Sunday, July 13, 2008
Physical Jerks and Funny Names
While living in Tennessee, virtually everyone employed the same method of transport: learning to drive the two or so tons of carbon footprint we call automobiles. We all learned to drive at the approximate age of 16, provided that by then our parents had mustered enough courage to take us out for plenty of driving practice and had stopped yelling at us to use our turn signals long enough for us to concentrate.
Once our nerves had settled enough for us to acquire our driver’s licenses, we could then begin transporting ourselves from place to place, hopefully not being obstructed by obstacles such as traffic and $2-a-gallon gasoline.
Driving in Seoul, however, is not so ubiquitous. For one thing, as much as gasoline prices have risen in America in the past few years, Tennesseans probably pay as much for fuel in a month as Koreans pay every Wednesday. For another, those who do drive in Seoul are at the mercy of the other 12 million or so people who live there, a good percentage of whom might enjoy driving home at roughly the same time as you.
Fortunately, I don’t yet have a family and therefore have a perfectly good excuse for not driving (an under-abundance of money to spare is also a useful justification). For all those who don’t drive, a city as large as Seoul has convenient public transportation. Cheap modes of cross-town travel are not widely available in Tennessee (unless you count pickup truck owners named Jethro who’re more’n happy to help you out when your engine makes them funny sounds), so using it takes some getting used to.
Those who enjoy public transport are generally divided into those who enjoy taking the subway or taking the bus. Some who swear by the latter, since you don’t ever have to transfer and it costs the same amount of money, no matter what distance you travel. It is true that those who take the subway are often charged a little extra money is their train goes an especially long distance.
It’s also true that traveling by subway often requires one to transfer, which may not be much fun if you’re a foreigner trying to figure out if you should switch to the blue line with the funny sounding names on it (like Cheongnyangni and Sinseoldong) or the green line with the funny sounding names on it (like Sindaebang or Yangcheongucheong), all the while dodging the trampling herd of Koreans, all of whom seek the intangible benefits of being the first to arrive at work and start their 12-hour shifts.
Taking the bus is inconvenient in other ways, though. For example, when you’re starting to use it, you can try listening closely to speaker system, which will inform you of the funny-sounding name of the stop that is now approaching. However, at about the time you are approaching the station you need to use, the speaker will almost certainly experience some kind of techy malfunction lowering it by several octaves. You may strain your ears and concentrate, certain that the voice is definitely saying words, but you will still be trying in vain to decipher what those words are when you’re stop has gone by.

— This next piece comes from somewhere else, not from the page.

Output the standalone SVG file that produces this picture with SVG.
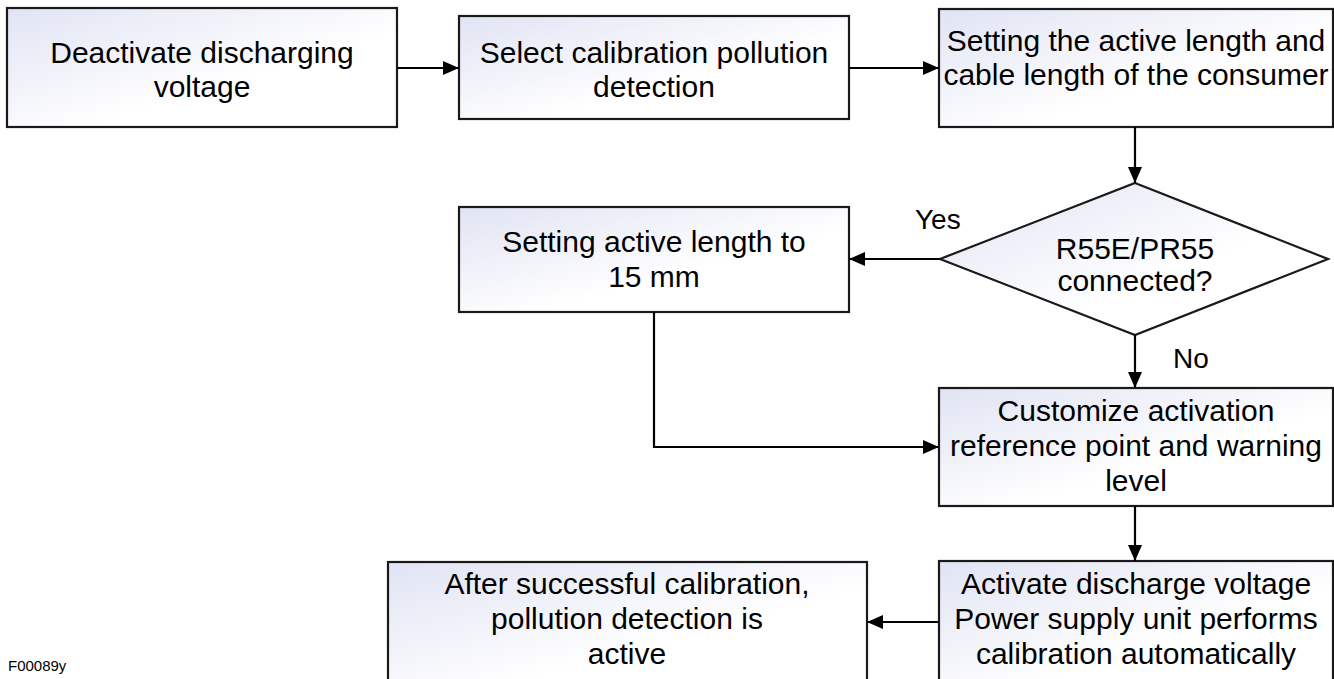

While taking the bus, you must also contend with the jerks. Not the kind of jerks who take long lunch breaks or bring up memories you’d rather forget at high school reunions; the bus routes through Seoul cause actual physical jerks that can, in an instant send you careening across the length of the vehicle, crashing into someone much smaller and more feminine, thus requiring you to say you’re sorry in Korean.
The jerks can take place at the most inconvenient of times: you might have a secure grip on one of the handles, then suddenly receive a phone call a split second before one of the jerks takes place, putting you off balance and sending all of your weight crashing down upon the high heels of a nearby woman you’ve forever lost the opportunity to ask to dinner later.
“I’m sorry in Korean!” you might say, but the damage is already done. You, the foreigner, will be ostracized for the rest of the 15- to 20-minute bus ride. That, and by the time you’re able to exit the bus, the frequency of the jerks may compel your breakfast to make its own exit, the same way it entered.
For its additional comfort, I prefer the subway. Its added stability is also beneficial in another way: you can read on the subway. Doing so can keep one interested no matter how long the trip lasts, and you can fill your head with all kinds of interesting information you can share with co-workers later.
“Did you know that Bertrand Russell said that Catholics who give up their faith sometimes turn to communism because they miss the support structure of large groups?” you might say, to which your coworker might react blankly. He’s Korean after all, and probably gave up studying English 14 years ago.
He will probably then mutter something in Korean, probably meaning: “Why don’t you get a car?”